Generative structural elucidation from mass spectra as an iterative optimization problem
Mrunali Manjrekar, Runzhong Wang, Samuel Goldman, Jenna C. Fromer, Connor W. Coley
TL;DR
FOAM reframes structure elucidation from LC-MS/MS as an iterative, formula-constrained optimization problem, leveraging a graph genetic algorithm and a spectrum predictor to search chemically feasible annotations beyond fixed libraries. By maximizing spectral similarity while penalizing structural complexity via NSGA-II-based Pareto ranking, FOAM generates and refines candidate structures across generations to recover true molecules or closely related decoys. Evaluations on NIST'20 and MassSpecGym show FOAM can encounter the true structure in a substantial fraction of runs and significantly boost top-10 candidate quality when combined with existing elucidation methods, with success strongly tied to seed relevance and the accuracy of the spectral oracle. The framework is modular and extensible, enabling integration of additional context signals (e.g., retention time, biosynthetic feasibility) and uncertainty-aware selection to further improve de novo structure elucidation workflows.
Abstract
Liquid chromatography tandem mass spectrometry (LC-MS/MS) is a critical analytical technique for molecular identification across metabolomics, environmental chemistry, and chemical forensics. A variety of computational methods have emerged for structural annotation of spectral features of interest, but many of these features cannot be confidently annotated with reference structures or spectra.
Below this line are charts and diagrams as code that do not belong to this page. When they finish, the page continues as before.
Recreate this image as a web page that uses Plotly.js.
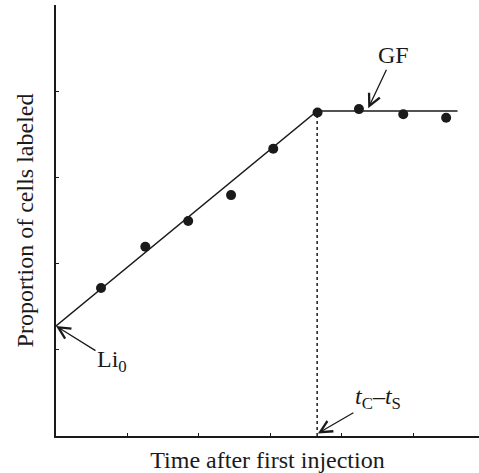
<!DOCTYPE html>
<html>
<head>
<meta charset="utf-8">
<script src="https://cdn.plot.ly/plotly-3.0.1.min.js"></script>
<style>html,body{margin:0;padding:0;background:#fff;}#chart{width:479px;height:473px;}</style>
</head>
<body>
<div id="chart"></div>
<script>
const timeObs = [0.63, 1.25, 1.85, 2.45, 3.04, 3.66, 4.24, 4.86, 5.46];
const labeledObs = [1.72, 2.20, 2.50, 2.80, 3.34, 3.76, 3.80, 3.74, 3.70];
// Fitted piecewise line: starts at Li0, rises until tc - ts, then plateau at GF
const fitTime = [0, 3.655, 5.62];
const fitLabeled = [1.279, 3.779, 3.779];
const li0 = 1.279;
const tcMinusTs = 3.655;
const gfLevel = 3.779;
const xTicks = [0, 1, 2, 3, 4, 5];
const yTicks = [0, 1, 2, 3, 4];

const ink = '#1a1a1a';
const serif = 'Liberation Serif, Times New Roman, serif';

const traces = [
  {x: fitTime, y: fitLabeled, mode: 'lines', line: {color: ink, width: 1.5}, hoverinfo: 'skip'},
  {x: [tcMinusTs, tcMinusTs], y: [0, labeledObs[5]], mode: 'lines', line: {color: ink, width: 1.5, dash: 'dot'}, hoverinfo: 'skip'},
  {x: timeObs, y: labeledObs, mode: 'markers', marker: {color: ink, size: 10}}
];

const annStyle = {showarrow: true, arrowhead: 5, arrowsize: 1.8, arrowwidth: 1.3, arrowcolor: ink,
  xref: 'x', yref: 'y', font: {family: serif, size: 24, color: ink}};

const layout = {
  width: 479, height: 473,
  margin: {l: 56, r: 0, t: 5, b: 37},
  paper_bgcolor: '#fff', plot_bgcolor: '#fff',
  showlegend: false,
  xaxis: {
    range: [0, 5.92], tickvals: xTicks, showticklabels: false,
    ticks: 'inside', ticklen: 3, tickcolor: ink, tickwidth: 1,
    showline: true, linecolor: ink, linewidth: 2, showgrid: false, zeroline: false,
    title: {text: 'Time after first injection', font: {family: serif, size: 24, color: ink}, standoff: 14}
  },
  yaxis: {
    range: [0, 5.01], tickvals: yTicks, showticklabels: false,
    ticks: 'inside', ticklen: 3, tickcolor: ink, tickwidth: 1,
    showline: true, linecolor: ink, linewidth: 2, showgrid: false, zeroline: false,
    title: {text: 'Proportion of cells labeled', font: {family: serif, size: 24, color: ink}, standoff: 14}
  },
  annotations: [
    Object.assign({}, annStyle, {x: 4.37, y: gfLevel + 0.03, ax: 25, ay: -53, text: 'GF'}),
    Object.assign({}, annStyle, {x: 0, y: li0, ax: 56, ay: 35, text: 'Li<sub>0</sub>'}),
    Object.assign({}, annStyle, {x: tcMinusTs + 0.01, y: 0.03, ax: 60, ay: -35, text: '<i>t</i><sub>C</sub>–<i>t</i><sub>S</sub>'})
  ]
};

Plotly.newPlot('chart', traces, layout, {displayModeBar: false, staticPlot: true});
</script>
</body>
</html>
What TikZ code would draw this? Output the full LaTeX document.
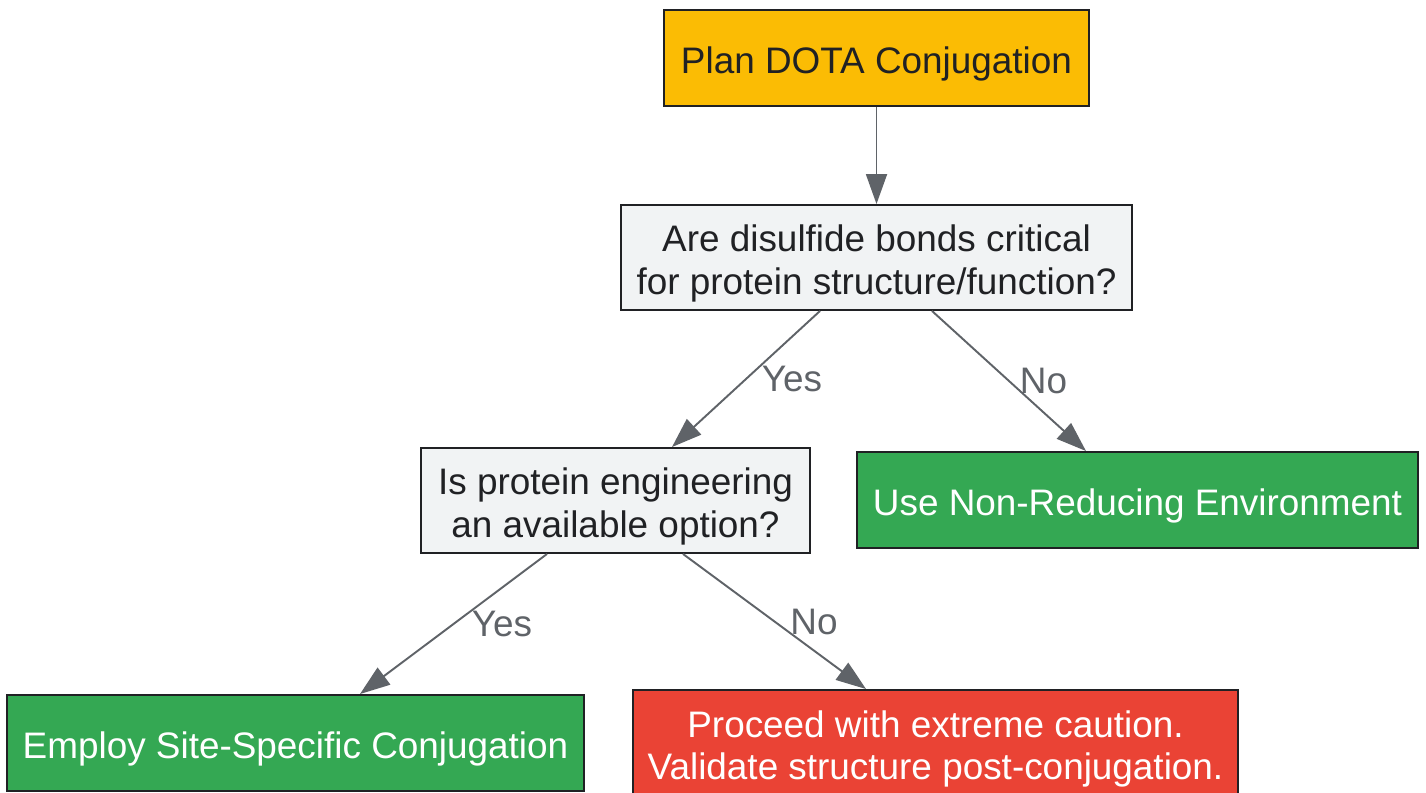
\documentclass[tikz,border=0pt]{standalone}
\usepackage{fontspec}
\setmainfont{Liberation Sans}
\usetikzlibrary{arrows.meta,positioning}
\definecolor{planyellow}{HTML}{FBBC04}
\definecolor{asklight}{HTML}{F1F3F4}
\definecolor{goodgreen}{HTML}{34A853}
\definecolor{warnred}{HTML}{EA4335}
\definecolor{inkdark}{HTML}{202124}
\definecolor{edgegray}{HTML}{5F6368}
\tikzset{
  box/.style={
    draw=inkdark,
    line width=1.1pt,
    rectangle,
    align=center,
    inner sep=0pt,
    text height=0.78cm,
    font=\fontsize{21}{24}\selectfont,
  },
  twolines/.style={text height=1.62cm},
  start/.style={box, fill=planyellow, text=inkdark},
  question/.style={box, twolines, fill=asklight, text=inkdark},
  outcome/.style={box, fill=goodgreen, text=white},
  caution/.style={box, twolines, fill=warnred, text=white},
  flow/.style={
    draw=edgegray,
    line width=1.1pt,
    -{Triangle[length=0.6cm, width=0.42cm]}
  },
  answer/.style={
    font=\fontsize{21}{24}\selectfont,
    text=edgegray,
    anchor=west,
    inner sep=0pt,
    xshift=0.3cm
  }
}
\begin{document}
\begin{tikzpicture}[x=0.02cm, y=-0.02cm]
    \useasboundingbox (0,0) rectangle (1426,793);

    \node [start, minimum width=8.5cm, minimum height=1.92cm] (plan) at (876.5,58) {Plan DOTA Conjugation};

    \node [question, minimum width=10.22cm, minimum height=2.1cm] (disulfide) at (876.5,257.5) {Are disulfide bonds critical\\for protein structure/function?};

    \node [question, minimum width=7.78cm, minimum height=2.1cm] (engineering) at (615.5,500.5) {Is protein engineering\\an available option?};

    \node [outcome, minimum width=11.22cm, minimum height=1.92cm] (nonreducing) at (1137.5,500) {Use Non-Reducing Environment};

    \node [outcome, minimum width=11.54cm, minimum height=1.92cm] (sitespecific) at (295.5,743) {Employ Site-Specific Conjugation};

    \node [caution, minimum width=12.1cm, minimum height=2.1cm] (caution) at (935.5,742.5) {Proceed with extreme caution.\\Validate structure post-conjugation.};

    \draw [flow] (plan) -- (disulfide);
    \draw [flow] ([xshift=-1.13cm]disulfide.south) -- node [answer] {Yes} ([xshift=1.13cm]engineering.north);
    \draw [flow] ([xshift=1.11cm]disulfide.south) -- node [answer, xshift=-0.1cm] {No} ([xshift=-1.03cm]nonreducing.north);
    \draw [flow] ([xshift=-1.37cm]engineering.south) -- node [answer, xshift=0.05cm] {Yes} ([xshift=1.29cm]sitespecific.north);
    \draw [flow] ([xshift=1.35cm]engineering.south) -- node [answer] {No} ([xshift=-1.39cm]caution.north);
  \end{tikzpicture}
\end{document}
Here, we introduce FOAM (Formula-constrained Optimization for Annotating Metabolites), a computational workflow that poses structure elucidation from LC-MS/MS as an iterative optimization problem. FOAM couples a formula-constrained graph genetic algorithm with spectral simulation to explore candidate annotations given an experimental spectrum. We demonstrate FOAM's performance on the NIST'20 and MassSpecGym datasets as both a standalone elucidation pipeline and as a complement to existing inverse models. This work establishes iterative optimization as an effective and extensible paradigm for structural elucidation.